In terms of efficiency and profitability, it is not hard to see why the company is so valuable. The company’s ROA and ROE are outstanding. The management is utilizing the company’s assets and shareholder capital very efficiently, and it has created value and will continue to create value in the future if it continues on this trajectory.
One of the most important metrics I like to look at and the one Warren Buffett said “If there was one metric that could tell me what is up with the company, or that I could judge the quality by it is ROIC.” Of course, Apple shines here and it’s no wonder that almost 46% of Buffett’s holdings are in Apple. Just like ROA and ROE, ROIC has been in an uptrend also, which just confirms what everyone already knew, that Apple has a competitive advantage and a very strong moat. I wouldn’t mind paying a premium for such a great return also.
In terms of margins, these have improved over the last couple of years. Net margins of over 25% are very impressive and I could still see some further improvements in the next decade, even if it’s just a couple of percent.
Overall, an outstanding company no doubt, which should be in everyone’s long-term portfolio. The management is capable of running this juggernaut efficiently and I wouldn’t be surprised that with further advancements in technology and innovation, the company could achieve even higher profitability. The question is how much I am willing to pay for such a company. Let’s find out.
Valuation
For the base case, I could see the company still growing at that double-digit growth that it has averaged for the last decade, which is 10%. With the explosion of the middle-class as mentioned previously, I don’t see how it could perform below this number. For the conservative case, I went with 8.6% and for the optimistic case, I went with 14% CAGR for the next decade.

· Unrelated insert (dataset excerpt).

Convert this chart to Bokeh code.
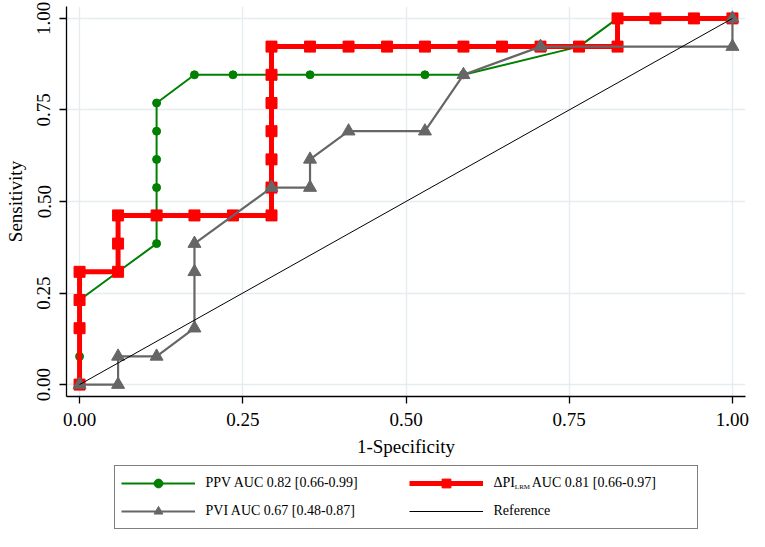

I believe that the customer base is very resilient and loyal and that they will continue to buy the company’s products until the end of time.
In terms of margins, I went with a slight improvement in gross and operating margins of around 200bps or 2% each over the next decade for the base case. For the conservative case, I improved them by around 100bps while for the optimistic case, I improved them by 275bps.
On top of these assumptions, I will add a 25% margin of safety to keep it on the conservative side, which will yield a better risk/reward profile for me.
With that said, Apple’s intrinsic value with these assumptions is $146.11, implying around 25% downside from the current valuation.
Closing Comments
To be honest, I wanted to give a smaller margin of safety, but the risk/reward ratio is so much more attractive if Apple was trading at the implied share price of $146, which it saw just 3 or 4 months ago. I could see the price retracing slightly if volatility in the markets stays for a little while longer, which it will because the Fed is still thinking of raising interest rates two more times, and interest rates are going to stay at elevated levels for a while until inflation numbers come down significantly.
If you are a new investor who is looking to buy a company as solid as Apple, I would hold off for now and wait for substantial profit taking, just like we saw in August ’22 because right now the stock is a little expensive in my opinion. It is a solid company, one of the best ones to hold for a long time, however, if bought at the wrong time, the returns will be below par.
If you already are a long-term holder of the stock, I wouldn’t sell either because it’s such a good company. I would certainly add on any substantial weakness. A lot of stocks have ripped up in the last couple of months and it is quite hard to find a decent deal out there right now, so patience is key right now.